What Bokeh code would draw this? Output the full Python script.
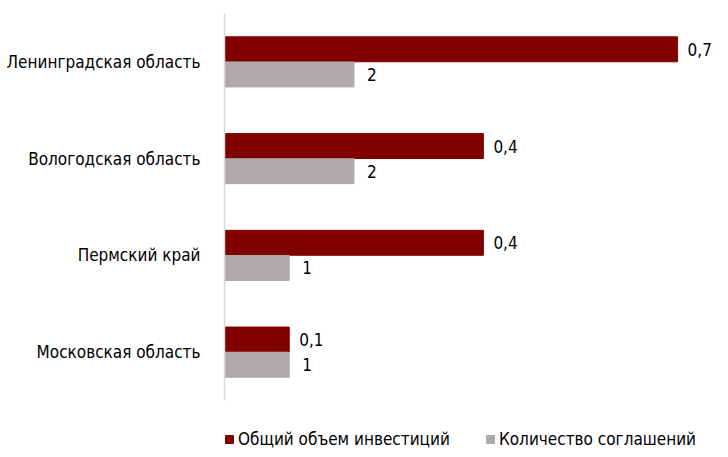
from bokeh.plotting import figure
from bokeh.layouts import column
from bokeh.models import ColumnDataSource, Range1d, Legend, LegendItem
from bokeh.transform import dodge
from bokeh.core.properties import value
from bokeh.embed import file_html
from bokeh.resources import INLINE

regions = ["Ленинградская область", "Вологодская область", "Пермский край", "Московская область"]
investment = [0.7, 0.4, 0.4, 0.1]
agreements = [2, 2, 1, 1]
inv_labels = ["0,7", "0,4", "0,4", "0,1"]
agr_labels = ["2", "2", "1", "1"]
series_names = ["Общий объем инвестиций", "Количество соглашений"]

FONT = "DejaVu Sans Condensed"
FS = "17px"
RED = "#800000"
GREY = "#AEAAAA"

src = ColumnDataSource(dict(region=regions, inv=investment, agr=agreements,
                            inv_lab=inv_labels, agr_lab=agr_labels))

x_end = 0.754
p = figure(width=712, height=405, output_backend="svg", toolbar_location=None,
           y_range=list(reversed(regions)),
           x_range=Range1d(0, x_end),
           min_border_left=224, min_border_right=0, min_border_top=13, min_border_bottom=5,
           outline_line_color=None)
p.extra_x_ranges = {"cnt": Range1d(0, x_end * 10)}

y_inv = dodge("region", 0.13, range=p.y_range)
y_agr = dodge("region", -0.13, range=p.y_range)

p.hbar(y=y_inv, right="inv", left=0, height=0.258,
       source=src, fill_color=RED, line_color=RED)
p.hbar(y=y_agr, right="agr", left=0, height=0.258,
       source=src, fill_color=GREY, line_color=GREY, x_range_name="cnt")

p.text(x="inv", y=y_inv, text="inv_lab", source=src,
       x_offset=10, text_baseline="middle", text_font=value(FONT), text_font_size=FS,
       text_color="#000000")
p.text(x="agr", y=y_agr, text="agr_lab", source=src,
       x_offset=13, text_baseline="middle", text_font=value(FONT), text_font_size=FS,
       text_color="#000000", x_range_name="cnt")

p.xaxis.visible = False
p.xgrid.visible = False
p.ygrid.visible = False
yax = p.yaxis[0]
yax.axis_line_color = "#D9D9D9"
yax.axis_line_width = 1.5
yax.major_tick_line_color = None
yax.minor_tick_line_color = None
yax.major_label_text_font = FONT
yax.major_label_text_font_size = FS
yax.major_label_text_color = "#000000"
yax.major_label_standoff = 18

# legend strip below the chart (its swatch renderers share the data but lie outside its view)
lf = figure(width=712, height=44, output_backend="svg", toolbar_location=None,
            x_range=Range1d(0, 1), y_range=Range1d(10, 54),
            x_axis_type=None, y_axis_type=None,
            min_border_left=0, min_border_right=0, min_border_top=0, min_border_bottom=0,
            outline_line_color=None)
lf.xgrid.visible = False
lf.ygrid.visible = False
s1 = lf.hbar(y="inv", right="inv", left=0, height=0.01, source=src,
             fill_color=RED, line_color=RED)
s2 = lf.hbar(y="inv", right="inv", left=0, height=0.01, source=src,
             fill_color=GREY, line_color=GREY)

legend = Legend(items=[LegendItem(label=series_names[0], renderers=[s1]),
                       LegendItem(label=series_names[1], renderers=[s2])],
                orientation="horizontal", location=(0, 0),
                label_text_font=FONT, label_text_font_size=FS, label_text_color="#000000",
                label_height=17, glyph_width=10, glyph_height=10, spacing=35, label_standoff=4,
                border_line_color=None, background_fill_alpha=0, padding=0, margin=0)
lf.add_layout(legend, "center")

layout = column(p, lf, spacing=0)
open("out.html", "w").write(file_html(layout, INLINE))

:: Exercise brief ::
Write out exactly the lines between the start of the data and the line with "from bokeh.resources import INLINE", including both, but none of the pictures.

:: Exercise response ::
What Bokeh code would draw this? Output the full Python script.
from bokeh.plotting import figure
from bokeh.layouts import column
from bokeh.models import ColumnDataSource, Range1d, Legend, LegendItem
from bokeh.transform import dodge
from bokeh.core.properties import value
from bokeh.embed import file_html
from bokeh.resources import INLINE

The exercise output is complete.